Fourth Level of Reading: Syntopical Reading

  1. Find the relevant passages
    • In syntopical reading, it is you and your concerns that are primarily to be served, not the books you read
    • Your aim is to find the passages in the books that are most germane to your needs.
    • Your task is not so much to achieve an overall understanding of the particular book before you as to find out how it can be useful to you in a connection that may be very far from the author’s own purpose on writing it.
  2. Bring the authors to terms
    • It is you who must establish the terms and bring your authors to them, rather than the other way around
  3. Get the questions clear
    • Frame a set of questions that shed light on our problem and to which each of our authors give answers
  4. Define the issues
    • Often, more than two alternative answers are given to a question.

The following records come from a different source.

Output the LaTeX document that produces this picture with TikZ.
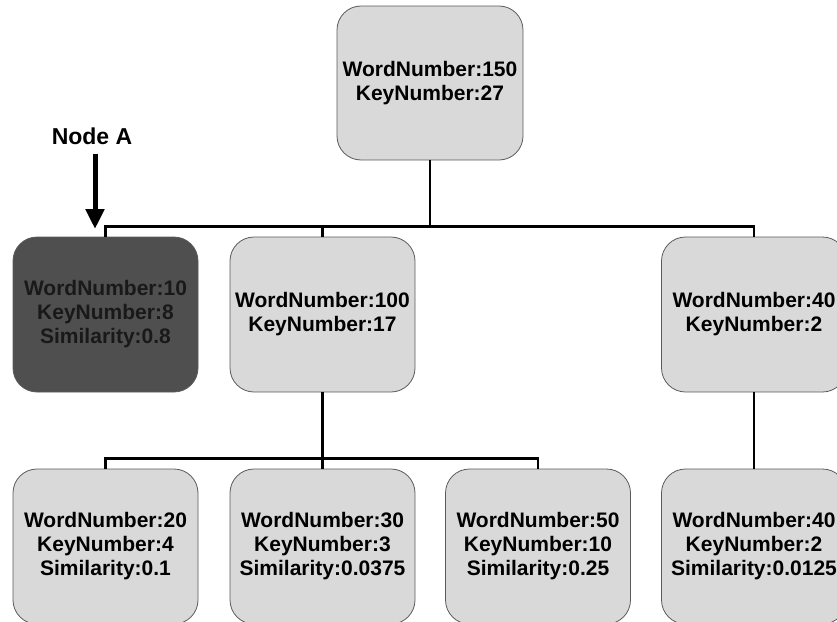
\documentclass[tikz,border=0pt]{standalone}
\usepackage{fontspec}
\setmainfont{Liberation Sans}
\usetikzlibrary{arrows.meta}

\definecolor{boxFill}{HTML}{D9D9D9}
\definecolor{boxLine}{HTML}{5A5A5A}
\definecolor{darkFill}{HTML}{4F4F4F}

\def \boxW {185pt}
\def \boxH {155pt}

\tikzset{
  tbox/.style={draw=boxLine, line width=0.8pt, fill=boxFill, rounded corners=24pt,
    minimum width=\boxW, minimum height=\boxH, align=center, inner sep=0pt,
    font=\bfseries\fontsize{21}{24}\selectfont},
  darkbox/.style={tbox, fill=darkFill, text=black!90},
  link/.style={line width=2.2pt, black}
}

\begin{document}
\begin{tikzpicture}[x=1pt, y=-1pt]
         \useasboundingbox (0,0) rectangle (837,621);
         % root
         \node[tbox, minimum width=186pt, minimum height=154pt] (root) at (430,83) {WordNumber:150\\KeyNumber:27};
         % second level
         \node[darkbox] (nodeA) at (105.5,314.5) {WordNumber:10\\KeyNumber:8\\Similarity:0.8};
         \node[tbox] (n100) at (322.5,314.5) {WordNumber:100\\KeyNumber:17};
         \node[tbox] (n40) at (754,314.5) {WordNumber:40\\KeyNumber:2};
         % third level
         \node[tbox] (n20) at (105.5,546.5) {WordNumber:20\\KeyNumber:4\\Similarity:0.1};
         \node[tbox] (n30) at (322.5,546.5) {WordNumber:30\\KeyNumber:3\\Similarity:0.0375};
         \node[tbox] (n50) at (538,546.5) {WordNumber:50\\KeyNumber:10\\Similarity:0.25};
         \node[tbox] (n40b) at (754,546.5) {WordNumber:40\\KeyNumber:2\\Similarity:0.0125};

         % links
         \draw[link] (root.south) -- ++(0,66) coordinate (busA);
         \draw[link] (busA) -| (nodeA.north);
         \draw[link] (busA) -| (n100.north);
         \draw[link] (busA) -| (n40.north);
         \draw[link] (n100.south) -- ++(0,66) coordinate (busB);
         \draw[link] (busB) -| (n20.north);
         \draw[link] (busB) -| (n30.north);
         \draw[link] (busB) -| (n50.north);
         \draw[link] (n40.south) -- (n40b.north);

         % label for node A
         \node[font=\bfseries\fontsize{23}{26}\selectfont, inner sep=1pt] (lblA) at (92,136) {Node A};
         \coordinate (tipA) at (95,229);
         \draw[line width=5pt, -{Triangle[length=20pt, width=18pt]}] (tipA |- lblA.south) ++(0,8) -- (tipA);
      \end{tikzpicture}
\end{document}
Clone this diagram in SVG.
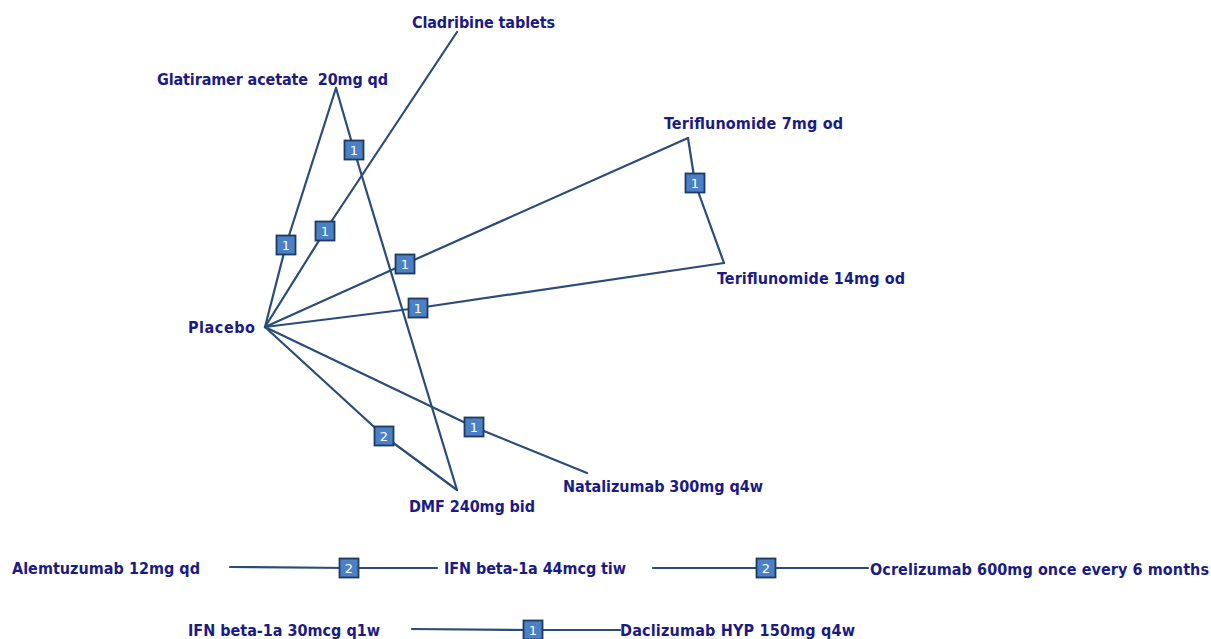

    • In that case, the opposing answers must be ordered in relation to one another, and the authors who adopt them classified according to their views
  5. Analyze the discussion
    • The solution to the problem consists of rather in the ordered discussion itself than in any set of propositions or assertions about it. Thus, we have to ask them in a certain order and be able to defend that order; we must show how the questions are answered differently and try to say why; and we must be able to point to the texts in the books examined that support our classification of answers.
    • The syntopical reader tries to look at all sides and take no sides.